**AIM**
Check each line of the listing for the word "document" and give only the number of lines that have it.

**AVAILABLE DATA**
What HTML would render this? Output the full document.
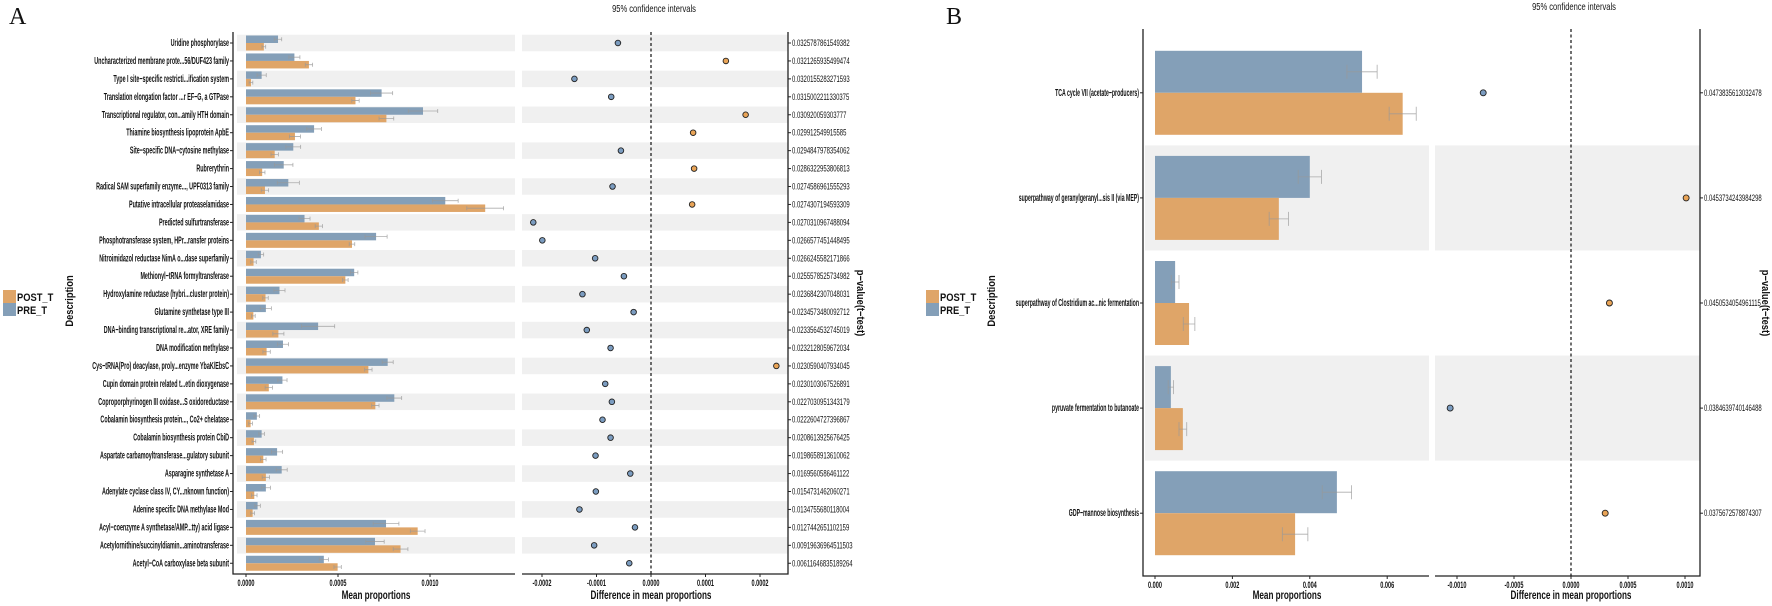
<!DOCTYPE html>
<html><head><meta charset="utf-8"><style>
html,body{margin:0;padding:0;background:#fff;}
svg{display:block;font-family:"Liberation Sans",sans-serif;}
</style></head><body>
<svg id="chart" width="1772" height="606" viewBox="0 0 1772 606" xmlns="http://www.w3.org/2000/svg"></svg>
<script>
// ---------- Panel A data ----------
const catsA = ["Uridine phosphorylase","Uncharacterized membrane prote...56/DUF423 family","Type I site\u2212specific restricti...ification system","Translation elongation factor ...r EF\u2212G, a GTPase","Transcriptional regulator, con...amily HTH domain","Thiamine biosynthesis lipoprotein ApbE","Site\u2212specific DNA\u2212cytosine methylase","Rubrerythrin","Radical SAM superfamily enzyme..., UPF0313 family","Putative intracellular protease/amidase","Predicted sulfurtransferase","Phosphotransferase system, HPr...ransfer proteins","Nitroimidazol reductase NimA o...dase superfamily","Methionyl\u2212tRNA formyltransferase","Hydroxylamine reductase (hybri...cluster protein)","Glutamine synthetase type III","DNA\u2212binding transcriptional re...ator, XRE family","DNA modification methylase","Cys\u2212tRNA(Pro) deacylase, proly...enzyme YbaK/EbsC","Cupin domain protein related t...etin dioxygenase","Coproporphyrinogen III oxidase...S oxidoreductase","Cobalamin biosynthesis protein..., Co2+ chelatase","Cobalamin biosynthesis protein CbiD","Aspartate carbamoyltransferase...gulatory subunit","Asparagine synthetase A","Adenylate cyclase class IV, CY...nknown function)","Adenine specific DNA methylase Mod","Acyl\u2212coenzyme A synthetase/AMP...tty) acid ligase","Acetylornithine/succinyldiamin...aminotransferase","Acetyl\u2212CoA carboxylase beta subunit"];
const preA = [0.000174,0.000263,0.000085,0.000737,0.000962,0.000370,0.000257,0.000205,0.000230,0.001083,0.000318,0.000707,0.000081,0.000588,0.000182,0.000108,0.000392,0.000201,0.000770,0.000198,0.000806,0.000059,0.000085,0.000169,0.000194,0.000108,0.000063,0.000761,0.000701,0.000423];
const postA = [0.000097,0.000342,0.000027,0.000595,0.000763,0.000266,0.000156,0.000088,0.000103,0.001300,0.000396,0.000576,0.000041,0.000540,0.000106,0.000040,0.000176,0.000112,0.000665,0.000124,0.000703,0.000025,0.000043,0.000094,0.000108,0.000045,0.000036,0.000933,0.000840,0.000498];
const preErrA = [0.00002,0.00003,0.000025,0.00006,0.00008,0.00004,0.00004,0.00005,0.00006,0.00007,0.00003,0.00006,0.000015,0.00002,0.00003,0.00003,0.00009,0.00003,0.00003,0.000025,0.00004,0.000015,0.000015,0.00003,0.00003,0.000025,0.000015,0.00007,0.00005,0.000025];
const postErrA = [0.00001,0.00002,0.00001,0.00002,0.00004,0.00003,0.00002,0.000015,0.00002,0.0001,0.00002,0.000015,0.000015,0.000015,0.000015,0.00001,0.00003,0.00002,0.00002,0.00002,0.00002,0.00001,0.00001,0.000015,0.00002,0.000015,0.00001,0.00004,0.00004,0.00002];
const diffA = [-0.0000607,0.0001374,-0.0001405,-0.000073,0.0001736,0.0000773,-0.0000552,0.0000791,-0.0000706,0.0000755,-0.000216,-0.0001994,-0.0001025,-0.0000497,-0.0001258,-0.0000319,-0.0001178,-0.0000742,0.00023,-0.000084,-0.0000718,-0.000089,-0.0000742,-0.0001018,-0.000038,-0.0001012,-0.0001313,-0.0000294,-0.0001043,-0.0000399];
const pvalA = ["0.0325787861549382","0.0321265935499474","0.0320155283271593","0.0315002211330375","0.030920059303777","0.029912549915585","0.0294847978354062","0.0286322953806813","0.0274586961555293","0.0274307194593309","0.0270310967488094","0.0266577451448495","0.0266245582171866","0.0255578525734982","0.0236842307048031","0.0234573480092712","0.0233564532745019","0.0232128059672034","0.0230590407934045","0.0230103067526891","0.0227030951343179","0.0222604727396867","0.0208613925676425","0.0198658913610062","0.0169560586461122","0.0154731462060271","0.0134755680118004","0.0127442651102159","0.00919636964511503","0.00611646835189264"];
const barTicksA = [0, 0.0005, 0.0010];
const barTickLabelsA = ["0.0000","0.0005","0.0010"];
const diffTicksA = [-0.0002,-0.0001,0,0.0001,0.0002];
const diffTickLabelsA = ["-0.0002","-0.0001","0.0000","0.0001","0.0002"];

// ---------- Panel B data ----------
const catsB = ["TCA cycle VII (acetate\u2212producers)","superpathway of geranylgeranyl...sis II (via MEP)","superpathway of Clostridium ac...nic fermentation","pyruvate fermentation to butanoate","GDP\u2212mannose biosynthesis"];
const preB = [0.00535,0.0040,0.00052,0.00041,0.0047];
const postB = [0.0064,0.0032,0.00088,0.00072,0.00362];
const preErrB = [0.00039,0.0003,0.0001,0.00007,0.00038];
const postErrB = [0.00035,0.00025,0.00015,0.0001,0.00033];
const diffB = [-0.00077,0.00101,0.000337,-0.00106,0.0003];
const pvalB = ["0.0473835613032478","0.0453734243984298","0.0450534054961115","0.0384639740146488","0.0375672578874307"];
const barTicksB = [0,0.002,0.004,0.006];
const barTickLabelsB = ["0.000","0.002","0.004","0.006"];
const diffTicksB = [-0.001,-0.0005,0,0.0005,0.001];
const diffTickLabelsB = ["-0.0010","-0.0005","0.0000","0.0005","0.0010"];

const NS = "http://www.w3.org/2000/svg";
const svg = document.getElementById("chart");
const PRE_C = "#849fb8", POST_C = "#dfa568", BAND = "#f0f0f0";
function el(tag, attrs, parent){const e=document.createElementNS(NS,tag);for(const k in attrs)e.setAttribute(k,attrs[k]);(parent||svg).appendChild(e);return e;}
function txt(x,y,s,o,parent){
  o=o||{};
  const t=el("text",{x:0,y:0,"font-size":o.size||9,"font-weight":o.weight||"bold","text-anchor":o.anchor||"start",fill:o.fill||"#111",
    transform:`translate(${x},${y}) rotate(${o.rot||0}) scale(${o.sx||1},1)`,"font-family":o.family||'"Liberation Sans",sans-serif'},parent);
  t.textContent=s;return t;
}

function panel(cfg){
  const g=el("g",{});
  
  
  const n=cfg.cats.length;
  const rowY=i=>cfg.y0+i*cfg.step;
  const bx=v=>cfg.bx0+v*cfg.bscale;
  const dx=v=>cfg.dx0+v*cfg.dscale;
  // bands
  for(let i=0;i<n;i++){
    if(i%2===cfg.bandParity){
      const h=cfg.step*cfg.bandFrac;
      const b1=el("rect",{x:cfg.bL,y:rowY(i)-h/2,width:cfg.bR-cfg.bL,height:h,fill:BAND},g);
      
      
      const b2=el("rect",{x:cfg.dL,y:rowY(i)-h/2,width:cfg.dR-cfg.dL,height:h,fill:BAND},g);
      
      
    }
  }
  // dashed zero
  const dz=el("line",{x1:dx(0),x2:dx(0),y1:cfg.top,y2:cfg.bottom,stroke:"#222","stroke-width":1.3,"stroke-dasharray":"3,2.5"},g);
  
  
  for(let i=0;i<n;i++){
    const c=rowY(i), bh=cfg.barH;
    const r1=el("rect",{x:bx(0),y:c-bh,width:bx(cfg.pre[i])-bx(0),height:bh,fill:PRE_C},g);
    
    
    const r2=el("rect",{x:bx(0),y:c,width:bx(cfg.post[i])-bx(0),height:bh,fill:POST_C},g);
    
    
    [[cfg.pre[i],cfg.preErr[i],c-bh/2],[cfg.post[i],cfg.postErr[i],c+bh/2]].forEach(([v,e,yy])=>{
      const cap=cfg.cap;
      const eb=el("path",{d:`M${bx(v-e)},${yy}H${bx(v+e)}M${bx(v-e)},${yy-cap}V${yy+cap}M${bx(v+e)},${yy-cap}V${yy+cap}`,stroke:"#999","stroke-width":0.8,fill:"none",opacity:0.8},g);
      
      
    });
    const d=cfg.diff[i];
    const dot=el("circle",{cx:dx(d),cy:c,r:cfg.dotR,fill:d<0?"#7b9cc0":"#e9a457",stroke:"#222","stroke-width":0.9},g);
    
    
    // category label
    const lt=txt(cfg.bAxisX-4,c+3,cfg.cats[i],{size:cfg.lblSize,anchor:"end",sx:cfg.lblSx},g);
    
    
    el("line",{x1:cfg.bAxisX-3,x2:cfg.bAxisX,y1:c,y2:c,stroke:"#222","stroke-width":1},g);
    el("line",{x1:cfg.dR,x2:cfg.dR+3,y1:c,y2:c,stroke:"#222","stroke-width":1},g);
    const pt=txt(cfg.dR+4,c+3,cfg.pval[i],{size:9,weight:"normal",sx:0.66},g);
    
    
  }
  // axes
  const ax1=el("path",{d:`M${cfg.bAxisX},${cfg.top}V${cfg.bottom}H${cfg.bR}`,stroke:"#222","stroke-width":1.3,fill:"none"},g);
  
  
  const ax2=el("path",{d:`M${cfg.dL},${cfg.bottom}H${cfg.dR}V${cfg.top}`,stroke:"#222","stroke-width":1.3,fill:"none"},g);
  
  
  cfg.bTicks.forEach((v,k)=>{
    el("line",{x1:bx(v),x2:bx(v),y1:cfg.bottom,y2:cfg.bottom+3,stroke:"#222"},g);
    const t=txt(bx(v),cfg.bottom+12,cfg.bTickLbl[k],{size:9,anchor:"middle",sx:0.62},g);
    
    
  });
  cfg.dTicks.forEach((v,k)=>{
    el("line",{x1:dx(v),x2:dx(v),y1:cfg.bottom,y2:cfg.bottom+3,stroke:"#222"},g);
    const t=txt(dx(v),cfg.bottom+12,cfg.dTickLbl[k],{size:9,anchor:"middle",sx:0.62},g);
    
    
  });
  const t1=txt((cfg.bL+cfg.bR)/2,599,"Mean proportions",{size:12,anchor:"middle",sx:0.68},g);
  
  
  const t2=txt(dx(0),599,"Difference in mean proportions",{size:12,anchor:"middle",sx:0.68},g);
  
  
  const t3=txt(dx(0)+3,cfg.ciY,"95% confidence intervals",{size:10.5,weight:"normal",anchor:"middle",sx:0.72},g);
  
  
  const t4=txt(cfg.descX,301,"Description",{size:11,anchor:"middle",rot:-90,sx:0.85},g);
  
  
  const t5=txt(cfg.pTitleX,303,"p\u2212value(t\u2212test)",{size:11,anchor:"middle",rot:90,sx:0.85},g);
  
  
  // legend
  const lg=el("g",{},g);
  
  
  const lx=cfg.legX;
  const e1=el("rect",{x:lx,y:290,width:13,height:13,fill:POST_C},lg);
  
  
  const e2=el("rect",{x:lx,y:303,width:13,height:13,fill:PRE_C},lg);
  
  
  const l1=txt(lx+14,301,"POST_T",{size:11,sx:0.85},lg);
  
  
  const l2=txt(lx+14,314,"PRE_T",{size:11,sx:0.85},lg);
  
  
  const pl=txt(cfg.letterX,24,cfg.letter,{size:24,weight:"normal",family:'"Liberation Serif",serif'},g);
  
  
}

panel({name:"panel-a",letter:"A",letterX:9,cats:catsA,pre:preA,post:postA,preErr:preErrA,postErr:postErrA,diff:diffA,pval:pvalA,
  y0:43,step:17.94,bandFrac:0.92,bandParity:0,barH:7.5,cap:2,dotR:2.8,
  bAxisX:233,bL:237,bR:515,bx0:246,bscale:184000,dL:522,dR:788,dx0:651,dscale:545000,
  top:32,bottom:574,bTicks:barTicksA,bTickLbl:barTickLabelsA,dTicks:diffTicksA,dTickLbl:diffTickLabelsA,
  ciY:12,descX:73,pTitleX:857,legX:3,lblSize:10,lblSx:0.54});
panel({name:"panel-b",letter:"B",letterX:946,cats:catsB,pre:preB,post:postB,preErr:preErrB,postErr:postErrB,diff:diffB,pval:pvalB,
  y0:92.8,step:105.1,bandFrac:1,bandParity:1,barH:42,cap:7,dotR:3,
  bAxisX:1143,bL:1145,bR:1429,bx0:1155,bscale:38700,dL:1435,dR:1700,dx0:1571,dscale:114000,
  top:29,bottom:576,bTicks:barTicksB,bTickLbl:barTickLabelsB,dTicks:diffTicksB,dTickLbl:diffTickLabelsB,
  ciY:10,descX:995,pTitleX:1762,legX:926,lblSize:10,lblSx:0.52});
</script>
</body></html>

**SOLUTION TO THIS TASK**
3